Output all the data exactly. Pictures do not belong in the copy.

START DATA BLOCK

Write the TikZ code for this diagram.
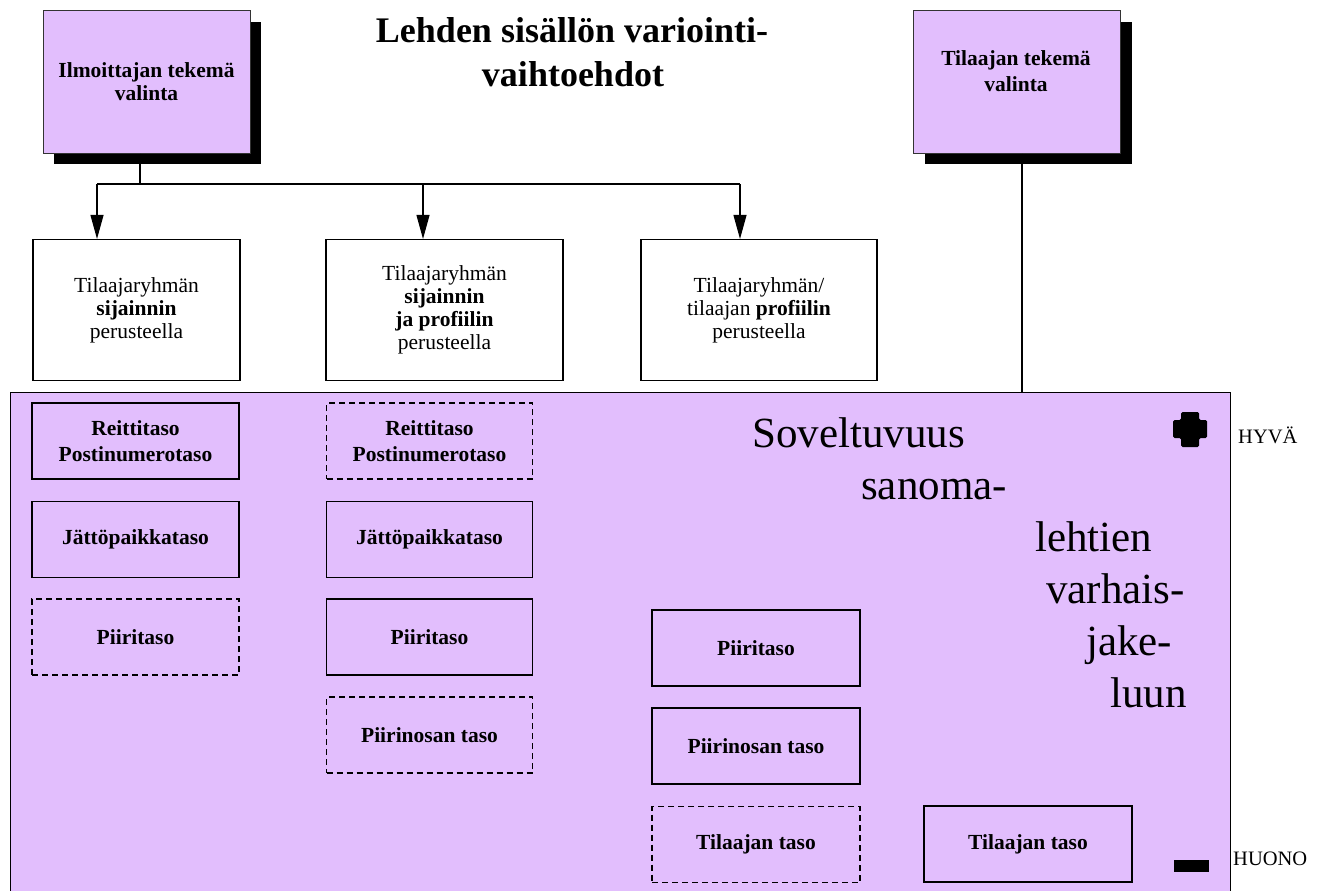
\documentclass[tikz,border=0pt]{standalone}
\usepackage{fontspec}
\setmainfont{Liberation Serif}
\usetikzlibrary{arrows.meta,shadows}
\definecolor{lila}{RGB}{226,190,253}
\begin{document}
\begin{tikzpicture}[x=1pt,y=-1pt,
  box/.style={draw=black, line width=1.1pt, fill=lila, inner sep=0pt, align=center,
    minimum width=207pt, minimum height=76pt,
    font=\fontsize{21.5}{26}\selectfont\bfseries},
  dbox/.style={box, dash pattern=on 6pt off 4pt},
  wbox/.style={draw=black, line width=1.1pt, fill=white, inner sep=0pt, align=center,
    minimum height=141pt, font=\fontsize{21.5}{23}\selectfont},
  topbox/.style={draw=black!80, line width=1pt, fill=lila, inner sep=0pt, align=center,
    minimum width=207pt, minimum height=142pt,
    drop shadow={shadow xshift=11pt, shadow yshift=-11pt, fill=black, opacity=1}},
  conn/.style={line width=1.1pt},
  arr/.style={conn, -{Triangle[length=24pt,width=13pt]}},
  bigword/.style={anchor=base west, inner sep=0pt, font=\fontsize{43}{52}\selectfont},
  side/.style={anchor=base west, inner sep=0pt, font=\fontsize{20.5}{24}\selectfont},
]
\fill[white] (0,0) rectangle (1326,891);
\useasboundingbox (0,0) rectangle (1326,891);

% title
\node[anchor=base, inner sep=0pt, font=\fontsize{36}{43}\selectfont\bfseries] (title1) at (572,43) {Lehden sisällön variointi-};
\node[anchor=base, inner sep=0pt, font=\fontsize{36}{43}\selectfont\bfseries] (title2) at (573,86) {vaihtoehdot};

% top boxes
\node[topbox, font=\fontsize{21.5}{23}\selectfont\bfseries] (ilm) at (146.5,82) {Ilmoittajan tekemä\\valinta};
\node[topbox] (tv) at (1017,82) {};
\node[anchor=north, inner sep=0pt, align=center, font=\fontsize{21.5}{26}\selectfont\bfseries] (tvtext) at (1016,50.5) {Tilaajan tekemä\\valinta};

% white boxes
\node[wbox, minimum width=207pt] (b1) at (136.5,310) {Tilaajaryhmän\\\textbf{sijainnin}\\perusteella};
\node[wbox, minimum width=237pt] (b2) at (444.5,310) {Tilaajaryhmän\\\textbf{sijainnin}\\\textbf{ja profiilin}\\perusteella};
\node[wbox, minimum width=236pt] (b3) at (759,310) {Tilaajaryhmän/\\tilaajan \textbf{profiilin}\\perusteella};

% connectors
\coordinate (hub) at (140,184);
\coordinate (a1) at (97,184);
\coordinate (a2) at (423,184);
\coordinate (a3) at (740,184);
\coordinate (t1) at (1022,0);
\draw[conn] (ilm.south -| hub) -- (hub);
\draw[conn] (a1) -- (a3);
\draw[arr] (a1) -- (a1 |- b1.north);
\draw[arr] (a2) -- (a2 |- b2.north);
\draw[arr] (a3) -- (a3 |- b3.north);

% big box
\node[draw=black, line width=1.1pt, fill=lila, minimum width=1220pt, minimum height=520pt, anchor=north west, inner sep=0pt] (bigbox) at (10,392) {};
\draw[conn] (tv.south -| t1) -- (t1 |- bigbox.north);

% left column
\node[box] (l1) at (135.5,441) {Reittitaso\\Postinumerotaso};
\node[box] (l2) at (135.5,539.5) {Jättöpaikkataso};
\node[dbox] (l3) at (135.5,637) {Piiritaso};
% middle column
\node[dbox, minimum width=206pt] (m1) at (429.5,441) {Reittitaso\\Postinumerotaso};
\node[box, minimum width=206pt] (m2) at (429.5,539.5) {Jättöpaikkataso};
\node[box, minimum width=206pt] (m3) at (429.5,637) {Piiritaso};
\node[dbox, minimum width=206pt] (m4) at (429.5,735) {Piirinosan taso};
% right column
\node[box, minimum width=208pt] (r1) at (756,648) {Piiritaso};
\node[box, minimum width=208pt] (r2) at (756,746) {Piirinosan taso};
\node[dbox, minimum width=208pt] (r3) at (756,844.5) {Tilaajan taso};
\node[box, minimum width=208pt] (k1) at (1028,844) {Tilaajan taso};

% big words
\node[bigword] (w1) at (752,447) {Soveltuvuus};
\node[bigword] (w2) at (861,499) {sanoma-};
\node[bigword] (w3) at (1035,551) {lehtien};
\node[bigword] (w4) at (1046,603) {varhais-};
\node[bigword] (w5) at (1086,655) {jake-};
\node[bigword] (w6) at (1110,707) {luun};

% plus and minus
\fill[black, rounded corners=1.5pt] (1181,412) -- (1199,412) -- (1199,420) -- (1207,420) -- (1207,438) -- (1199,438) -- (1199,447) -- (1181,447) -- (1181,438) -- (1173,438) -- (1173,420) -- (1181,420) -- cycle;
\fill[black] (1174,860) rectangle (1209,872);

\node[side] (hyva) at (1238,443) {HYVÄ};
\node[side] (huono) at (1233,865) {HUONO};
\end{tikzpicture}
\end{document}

END DATA BLOCK

### RESPONSE FOR THIS EXERCISE
Write the TikZ code for this diagram.
\documentclass[tikz,border=0pt]{standalone}
\usepackage{fontspec}
\setmainfont{Liberation Serif}
\usetikzlibrary{arrows.meta,shadows}
\definecolor{lila}{RGB}{226,190,253}
\begin{document}
\begin{tikzpicture}[x=1pt,y=-1pt,
  box/.style={draw=black, line width=1.1pt, fill=lila, inner sep=0pt, align=center,
    minimum width=207pt, minimum height=76pt,
    font=\fontsize{21.5}{26}\selectfont\bfseries},
  dbox/.style={box, dash pattern=on 6pt off 4pt},
  wbox/.style={draw=black, line width=1.1pt, fill=white, inner sep=0pt, align=center,
    minimum height=141pt, font=\fontsize{21.5}{23}\selectfont},
  topbox/.style={draw=black!80, line width=1pt, fill=lila, inner sep=0pt, align=center,
    minimum width=207pt, minimum height=142pt,
    drop shadow={shadow xshift=11pt, shadow yshift=-11pt, fill=black, opacity=1}},
  conn/.style={line width=1.1pt},
  arr/.style={conn, -{Triangle[length=24pt,width=13pt]}},
  bigword/.style={anchor=base west, inner sep=0pt, font=\fontsize{43}{52}\selectfont},
  side/.style={anchor=base west, inner sep=0pt, font=\fontsize{20.5}{24}\selectfont},
]
\fill[white] (0,0) rectangle (1326,891);
\useasboundingbox (0,0) rectangle (1326,891);

% title
\node[anchor=base, inner sep=0pt, font=\fontsize{36}{43}\selectfont\bfseries] (title1) at (572,43) {Lehden sisällön variointi-};
\node[anchor=base, inner sep=0pt, font=\fontsize{36}{43}\selectfont\bfseries] (title2) at (573,86) {vaihtoehdot};

% top boxes
\node[topbox, font=\fontsize{21.5}{23}\selectfont\bfseries] (ilm) at (146.5,82) {Ilmoittajan tekemä\\valinta};
\node[topbox] (tv) at (1017,82) {};
\node[anchor=north, inner sep=0pt, align=center, font=\fontsize{21.5}{26}\selectfont\bfseries] (tvtext) at (1016,50.5) {Tilaajan tekemä\\valinta};

% white boxes
\node[wbox, minimum width=207pt] (b1) at (136.5,310) {Tilaajaryhmän\\\textbf{sijainnin}\\perusteella};
\node[wbox, minimum width=237pt] (b2) at (444.5,310) {Tilaajaryhmän\\\textbf{sijainnin}\\\textbf{ja profiilin}\\perusteella};
\node[wbox, minimum width=236pt] (b3) at (759,310) {Tilaajaryhmän/\\tilaajan \textbf{profiilin}\\perusteella};

% connectors
\coordinate (hub) at (140,184);
\coordinate (a1) at (97,184);
\coordinate (a2) at (423,184);
\coordinate (a3) at (740,184);
\coordinate (t1) at (1022,0);
\draw[conn] (ilm.south -| hub) -- (hub);
\draw[conn] (a1) -- (a3);
\draw[arr] (a1) -- (a1 |- b1.north);
\draw[arr] (a2) -- (a2 |- b2.north);
\draw[arr] (a3) -- (a3 |- b3.north);

% big box
\node[draw=black, line width=1.1pt, fill=lila, minimum width=1220pt, minimum height=520pt, anchor=north west, inner sep=0pt] (bigbox) at (10,392) {};
\draw[conn] (tv.south -| t1) -- (t1 |- bigbox.north);

% left column
\node[box] (l1) at (135.5,441) {Reittitaso\\Postinumerotaso};
\node[box] (l2) at (135.5,539.5) {Jättöpaikkataso};
\node[dbox] (l3) at (135.5,637) {Piiritaso};
% middle column
\node[dbox, minimum width=206pt] (m1) at (429.5,441) {Reittitaso\\Postinumerotaso};
\node[box, minimum width=206pt] (m2) at (429.5,539.5) {Jättöpaikkataso};
\node[box, minimum width=206pt] (m3) at (429.5,637) {Piiritaso};
\node[dbox, minimum width=206pt] (m4) at (429.5,735) {Piirinosan taso};
% right column
\node[box, minimum width=208pt] (r1) at (756,648) {Piiritaso};
\node[box, minimum width=208pt] (r2) at (756,746) {Piirinosan taso};
\node[dbox, minimum width=208pt] (r3) at (756,844.5) {Tilaajan taso};
\node[box, minimum width=208pt] (k1) at (1028,844) {Tilaajan taso};

% big words
\node[bigword] (w1) at (752,447) {Soveltuvuus};
\node[bigword] (w2) at (861,499) {sanoma-};
\node[bigword] (w3) at (1035,551) {lehtien};
\node[bigword] (w4) at (1046,603) {varhais-};
\node[bigword] (w5) at (1086,655) {jake-};
\node[bigword] (w6) at (1110,707) {luun};

% plus and minus
\fill[black, rounded corners=1.5pt] (1181,412) -- (1199,412) -- (1199,420) -- (1207,420) -- (1207,438) -- (1199,438) -- (1199,447) -- (1181,447) -- (1181,438) -- (1173,438) -- (1173,420) -- (1181,420) -- cycle;
\fill[black] (1174,860) rectangle (1209,872);

\node[side] (hyva) at (1238,443) {HYVÄ};
\node[side] (huono) at (1233,865) {HUONO};
\end{tikzpicture}
\end{document}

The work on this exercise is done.